WHAT THIS TASK INVOLVES
Every line below should be repeated exactly.
═══ DATA SEGMENT ═══
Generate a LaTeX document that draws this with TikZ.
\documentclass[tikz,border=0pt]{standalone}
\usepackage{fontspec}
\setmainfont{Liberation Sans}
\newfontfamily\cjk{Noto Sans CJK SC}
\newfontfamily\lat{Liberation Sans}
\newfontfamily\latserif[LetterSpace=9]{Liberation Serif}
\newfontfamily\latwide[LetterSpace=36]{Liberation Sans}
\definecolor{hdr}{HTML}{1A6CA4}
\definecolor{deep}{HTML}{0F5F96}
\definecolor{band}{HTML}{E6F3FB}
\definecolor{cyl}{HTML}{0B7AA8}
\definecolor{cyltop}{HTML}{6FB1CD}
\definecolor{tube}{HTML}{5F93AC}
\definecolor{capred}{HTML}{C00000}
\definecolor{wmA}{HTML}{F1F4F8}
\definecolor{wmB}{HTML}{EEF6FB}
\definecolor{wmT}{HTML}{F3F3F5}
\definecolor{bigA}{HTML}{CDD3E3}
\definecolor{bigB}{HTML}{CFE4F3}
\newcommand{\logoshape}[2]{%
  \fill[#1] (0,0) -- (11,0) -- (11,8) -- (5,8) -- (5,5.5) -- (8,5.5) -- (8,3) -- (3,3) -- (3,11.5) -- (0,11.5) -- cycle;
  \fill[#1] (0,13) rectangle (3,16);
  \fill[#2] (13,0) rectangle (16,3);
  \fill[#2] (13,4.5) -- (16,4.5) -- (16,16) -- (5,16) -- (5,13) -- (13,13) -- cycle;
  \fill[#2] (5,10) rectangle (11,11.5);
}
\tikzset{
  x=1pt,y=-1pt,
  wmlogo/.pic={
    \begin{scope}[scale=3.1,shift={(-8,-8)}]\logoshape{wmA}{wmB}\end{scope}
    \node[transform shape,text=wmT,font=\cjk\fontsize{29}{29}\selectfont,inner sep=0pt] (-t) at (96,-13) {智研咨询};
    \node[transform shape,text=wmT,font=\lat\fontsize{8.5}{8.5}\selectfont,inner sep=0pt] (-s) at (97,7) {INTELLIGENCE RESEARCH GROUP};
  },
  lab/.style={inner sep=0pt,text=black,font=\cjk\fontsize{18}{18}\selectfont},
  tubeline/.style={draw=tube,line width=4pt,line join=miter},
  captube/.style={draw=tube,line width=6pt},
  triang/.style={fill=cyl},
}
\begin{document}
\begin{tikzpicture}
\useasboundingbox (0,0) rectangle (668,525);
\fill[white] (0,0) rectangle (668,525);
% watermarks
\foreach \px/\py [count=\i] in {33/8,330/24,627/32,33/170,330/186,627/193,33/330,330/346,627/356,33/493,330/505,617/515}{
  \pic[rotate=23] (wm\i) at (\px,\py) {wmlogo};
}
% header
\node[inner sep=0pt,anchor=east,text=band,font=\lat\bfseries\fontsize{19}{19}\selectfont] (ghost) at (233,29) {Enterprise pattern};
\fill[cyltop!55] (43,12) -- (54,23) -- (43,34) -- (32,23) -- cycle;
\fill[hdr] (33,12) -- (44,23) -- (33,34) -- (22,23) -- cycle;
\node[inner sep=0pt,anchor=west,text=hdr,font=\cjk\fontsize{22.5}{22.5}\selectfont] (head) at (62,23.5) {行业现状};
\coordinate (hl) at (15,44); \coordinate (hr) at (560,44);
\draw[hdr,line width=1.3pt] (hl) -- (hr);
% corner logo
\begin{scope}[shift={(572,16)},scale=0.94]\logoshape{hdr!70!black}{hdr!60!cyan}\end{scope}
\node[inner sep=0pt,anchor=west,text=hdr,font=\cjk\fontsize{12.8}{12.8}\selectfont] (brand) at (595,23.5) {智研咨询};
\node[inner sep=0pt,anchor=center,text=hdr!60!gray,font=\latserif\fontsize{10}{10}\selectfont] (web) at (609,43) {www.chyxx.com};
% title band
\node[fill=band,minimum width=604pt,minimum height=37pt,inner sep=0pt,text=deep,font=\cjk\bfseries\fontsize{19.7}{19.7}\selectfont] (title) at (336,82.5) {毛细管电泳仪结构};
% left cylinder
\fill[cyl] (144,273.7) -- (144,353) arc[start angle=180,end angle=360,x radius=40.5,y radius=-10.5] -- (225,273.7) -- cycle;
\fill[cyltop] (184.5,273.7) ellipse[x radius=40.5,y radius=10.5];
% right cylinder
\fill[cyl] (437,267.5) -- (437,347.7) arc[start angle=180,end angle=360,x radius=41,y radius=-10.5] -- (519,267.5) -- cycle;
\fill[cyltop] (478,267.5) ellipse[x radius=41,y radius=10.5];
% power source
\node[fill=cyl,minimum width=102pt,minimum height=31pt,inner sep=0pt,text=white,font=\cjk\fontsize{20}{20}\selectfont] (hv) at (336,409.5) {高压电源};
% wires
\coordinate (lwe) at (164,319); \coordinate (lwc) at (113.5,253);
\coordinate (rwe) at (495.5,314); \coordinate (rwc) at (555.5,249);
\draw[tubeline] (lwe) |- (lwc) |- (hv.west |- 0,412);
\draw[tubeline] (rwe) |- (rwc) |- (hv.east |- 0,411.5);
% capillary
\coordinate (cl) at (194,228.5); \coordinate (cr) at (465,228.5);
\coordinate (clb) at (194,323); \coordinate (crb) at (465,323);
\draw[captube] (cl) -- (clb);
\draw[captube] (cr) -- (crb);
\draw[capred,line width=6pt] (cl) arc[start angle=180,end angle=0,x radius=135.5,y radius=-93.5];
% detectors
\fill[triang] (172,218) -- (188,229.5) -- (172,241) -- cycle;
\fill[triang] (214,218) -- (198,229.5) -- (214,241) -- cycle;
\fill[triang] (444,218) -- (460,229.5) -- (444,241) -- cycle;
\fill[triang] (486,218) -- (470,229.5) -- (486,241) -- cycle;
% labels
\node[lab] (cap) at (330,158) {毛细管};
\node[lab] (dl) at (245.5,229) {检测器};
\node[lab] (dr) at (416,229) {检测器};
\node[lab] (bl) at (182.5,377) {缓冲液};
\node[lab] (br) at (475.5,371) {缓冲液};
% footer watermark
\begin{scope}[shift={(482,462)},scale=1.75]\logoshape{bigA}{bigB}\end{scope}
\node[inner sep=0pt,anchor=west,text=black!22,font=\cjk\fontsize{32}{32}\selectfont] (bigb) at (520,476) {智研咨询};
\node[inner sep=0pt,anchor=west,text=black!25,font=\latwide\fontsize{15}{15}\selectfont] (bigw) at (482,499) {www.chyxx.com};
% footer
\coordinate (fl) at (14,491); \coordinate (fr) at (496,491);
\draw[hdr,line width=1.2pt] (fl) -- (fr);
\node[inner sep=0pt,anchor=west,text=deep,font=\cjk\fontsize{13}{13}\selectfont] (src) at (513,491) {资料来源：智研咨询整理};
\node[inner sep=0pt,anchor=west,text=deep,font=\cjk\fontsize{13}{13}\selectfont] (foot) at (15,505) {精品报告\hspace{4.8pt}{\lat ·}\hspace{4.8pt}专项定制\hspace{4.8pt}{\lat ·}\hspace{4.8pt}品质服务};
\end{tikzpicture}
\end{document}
═══
ANSWER TO THIS EXERCISE
Generate a LaTeX document that draws this with TikZ.
\documentclass[tikz,border=0pt]{standalone}
\usepackage{fontspec}
\setmainfont{Liberation Sans}
\newfontfamily\cjk{Noto Sans CJK SC}
\newfontfamily\lat{Liberation Sans}
\newfontfamily\latserif[LetterSpace=9]{Liberation Serif}
\newfontfamily\latwide[LetterSpace=36]{Liberation Sans}
\definecolor{hdr}{HTML}{1A6CA4}
\definecolor{deep}{HTML}{0F5F96}
\definecolor{band}{HTML}{E6F3FB}
\definecolor{cyl}{HTML}{0B7AA8}
\definecolor{cyltop}{HTML}{6FB1CD}
\definecolor{tube}{HTML}{5F93AC}
\definecolor{capred}{HTML}{C00000}
\definecolor{wmA}{HTML}{F1F4F8}
\definecolor{wmB}{HTML}{EEF6FB}
\definecolor{wmT}{HTML}{F3F3F5}
\definecolor{bigA}{HTML}{CDD3E3}
\definecolor{bigB}{HTML}{CFE4F3}
\newcommand{\logoshape}[2]{%
  \fill[#1] (0,0) -- (11,0) -- (11,8) -- (5,8) -- (5,5.5) -- (8,5.5) -- (8,3) -- (3,3) -- (3,11.5) -- (0,11.5) -- cycle;
  \fill[#1] (0,13) rectangle (3,16);
  \fill[#2] (13,0) rectangle (16,3);
  \fill[#2] (13,4.5) -- (16,4.5) -- (16,16) -- (5,16) -- (5,13) -- (13,13) -- cycle;
  \fill[#2] (5,10) rectangle (11,11.5);
}
\tikzset{
  x=1pt,y=-1pt,
  wmlogo/.pic={
    \begin{scope}[scale=3.1,shift={(-8,-8)}]\logoshape{wmA}{wmB}\end{scope}
    \node[transform shape,text=wmT,font=\cjk\fontsize{29}{29}\selectfont,inner sep=0pt] (-t) at (96,-13) {智研咨询};
    \node[transform shape,text=wmT,font=\lat\fontsize{8.5}{8.5}\selectfont,inner sep=0pt] (-s) at (97,7) {INTELLIGENCE RESEARCH GROUP};
  },
  lab/.style={inner sep=0pt,text=black,font=\cjk\fontsize{18}{18}\selectfont},
  tubeline/.style={draw=tube,line width=4pt,line join=miter},
  captube/.style={draw=tube,line width=6pt},
  triang/.style={fill=cyl},
}
\begin{document}
\begin{tikzpicture}
\useasboundingbox (0,0) rectangle (668,525);
\fill[white] (0,0) rectangle (668,525);
% watermarks
\foreach \px/\py [count=\i] in {33/8,330/24,627/32,33/170,330/186,627/193,33/330,330/346,627/356,33/493,330/505,617/515}{
  \pic[rotate=23] (wm\i) at (\px,\py) {wmlogo};
}
% header
\node[inner sep=0pt,anchor=east,text=band,font=\lat\bfseries\fontsize{19}{19}\selectfont] (ghost) at (233,29) {Enterprise pattern};
\fill[cyltop!55] (43,12) -- (54,23) -- (43,34) -- (32,23) -- cycle;
\fill[hdr] (33,12) -- (44,23) -- (33,34) -- (22,23) -- cycle;
\node[inner sep=0pt,anchor=west,text=hdr,font=\cjk\fontsize{22.5}{22.5}\selectfont] (head) at (62,23.5) {行业现状};
\coordinate (hl) at (15,44); \coordinate (hr) at (560,44);
\draw[hdr,line width=1.3pt] (hl) -- (hr);
% corner logo
\begin{scope}[shift={(572,16)},scale=0.94]\logoshape{hdr!70!black}{hdr!60!cyan}\end{scope}
\node[inner sep=0pt,anchor=west,text=hdr,font=\cjk\fontsize{12.8}{12.8}\selectfont] (brand) at (595,23.5) {智研咨询};
\node[inner sep=0pt,anchor=center,text=hdr!60!gray,font=\latserif\fontsize{10}{10}\selectfont] (web) at (609,43) {www.chyxx.com};
% title band
\node[fill=band,minimum width=604pt,minimum height=37pt,inner sep=0pt,text=deep,font=\cjk\bfseries\fontsize{19.7}{19.7}\selectfont] (title) at (336,82.5) {毛细管电泳仪结构};
% left cylinder
\fill[cyl] (144,273.7) -- (144,353) arc[start angle=180,end angle=360,x radius=40.5,y radius=-10.5] -- (225,273.7) -- cycle;
\fill[cyltop] (184.5,273.7) ellipse[x radius=40.5,y radius=10.5];
% right cylinder
\fill[cyl] (437,267.5) -- (437,347.7) arc[start angle=180,end angle=360,x radius=41,y radius=-10.5] -- (519,267.5) -- cycle;
\fill[cyltop] (478,267.5) ellipse[x radius=41,y radius=10.5];
% power source
\node[fill=cyl,minimum width=102pt,minimum height=31pt,inner sep=0pt,text=white,font=\cjk\fontsize{20}{20}\selectfont] (hv) at (336,409.5) {高压电源};
% wires
\coordinate (lwe) at (164,319); \coordinate (lwc) at (113.5,253);
\coordinate (rwe) at (495.5,314); \coordinate (rwc) at (555.5,249);
\draw[tubeline] (lwe) |- (lwc) |- (hv.west |- 0,412);
\draw[tubeline] (rwe) |- (rwc) |- (hv.east |- 0,411.5);
% capillary
\coordinate (cl) at (194,228.5); \coordinate (cr) at (465,228.5);
\coordinate (clb) at (194,323); \coordinate (crb) at (465,323);
\draw[captube] (cl) -- (clb);
\draw[captube] (cr) -- (crb);
\draw[capred,line width=6pt] (cl) arc[start angle=180,end angle=0,x radius=135.5,y radius=-93.5];
% detectors
\fill[triang] (172,218) -- (188,229.5) -- (172,241) -- cycle;
\fill[triang] (214,218) -- (198,229.5) -- (214,241) -- cycle;
\fill[triang] (444,218) -- (460,229.5) -- (444,241) -- cycle;
\fill[triang] (486,218) -- (470,229.5) -- (486,241) -- cycle;
% labels
\node[lab] (cap) at (330,158) {毛细管};
\node[lab] (dl) at (245.5,229) {检测器};
\node[lab] (dr) at (416,229) {检测器};
\node[lab] (bl) at (182.5,377) {缓冲液};
\node[lab] (br) at (475.5,371) {缓冲液};
% footer watermark
\begin{scope}[shift={(482,462)},scale=1.75]\logoshape{bigA}{bigB}\end{scope}
\node[inner sep=0pt,anchor=west,text=black!22,font=\cjk\fontsize{32}{32}\selectfont] (bigb) at (520,476) {智研咨询};
\node[inner sep=0pt,anchor=west,text=black!25,font=\latwide\fontsize{15}{15}\selectfont] (bigw) at (482,499) {www.chyxx.com};
% footer
\coordinate (fl) at (14,491); \coordinate (fr) at (496,491);
\draw[hdr,line width=1.2pt] (fl) -- (fr);
\node[inner sep=0pt,anchor=west,text=deep,font=\cjk\fontsize{13}{13}\selectfont] (src) at (513,491) {资料来源：智研咨询整理};
\node[inner sep=0pt,anchor=west,text=deep,font=\cjk\fontsize{13}{13}\selectfont] (foot) at (15,505) {精品报告\hspace{4.8pt}{\lat ·}\hspace{4.8pt}专项定制\hspace{4.8pt}{\lat ·}\hspace{4.8pt}品质服务};
\end{tikzpicture}
\end{document}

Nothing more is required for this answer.